Biennials are a true puzzle because of their heterogeneous character and shifting exhibition format, their local or global interests, or their ambitions at once cultural and geopolitical (Enwezor, 2003/2004; Gardner / Green, 2016; Hanru, 2005). But biennials are also an impossible desire both because of “the model itself (…) is based on the impossible desire to concentrate the infinite worlds of contemporary art in a single place” (Gioni, 2013) and because of the immeasurability of the phenomenon.
With a perspective at once global and local, on this occasion we propose to reflect on the biennial phenomenon between the 1930s and the 1980s. A chronological arc that starts from the moment when, under the Fascist regime, the International Art Exhibition of the City of Venice changed its name, officially becoming the ‘Biennale’, and ends with the decade that saw, on the one hand, the establishment of the First Venice Architecture Biennale (1980) and, on the other, the contraction of the biennialist map with the foundation of the Havana Biennale and its third edition (1984 and 1989).

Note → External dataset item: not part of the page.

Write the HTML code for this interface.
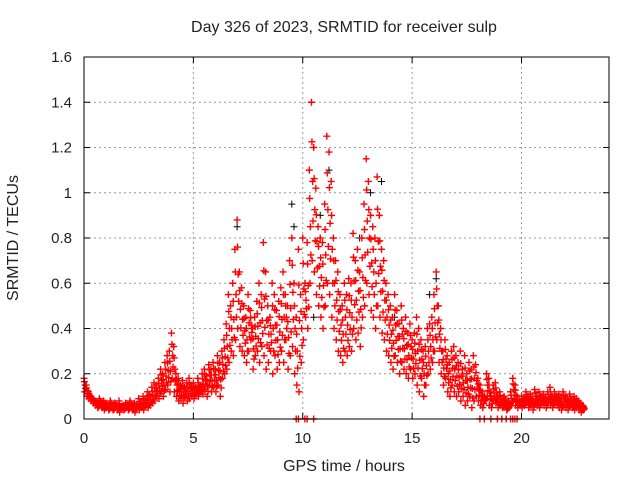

In these fifty years the biennial model began to spread not only in the Mediterranean area (Alexandria Biennial, 1955; Cairo Biennial, 1984), in the Atlantic area (São Paulo Biennial, 1951; Inter-American Biennial of Mexico, 1958; Paris Biennial, 1959) and in the Pacific (Tokyo Biennial, 1952; Saigon Biennale, 1962; Sydney Biennale, 1973), but also in the Italian peninsula itself (Ancient Art Biennial; Biennial of Contemporary Italian Engraving, 1955; Cittadella Biennial, 1966; Lignano Biennial, 1968; Gubbio Biennial, 1973). Each of these biennials has not only a specific exhibition format, but also a particular genealogy, which is characterized by more or less local interests and a specific historical, cultural and political context, which deserve to be analyzed and put in dialogue with each other.
This conference aims to create a space for reflection and dialogue on the term ‘biennial,’ the biennial phenomenon, and the individual and collective histories of biennials that took place between the 1930s and the 1980s.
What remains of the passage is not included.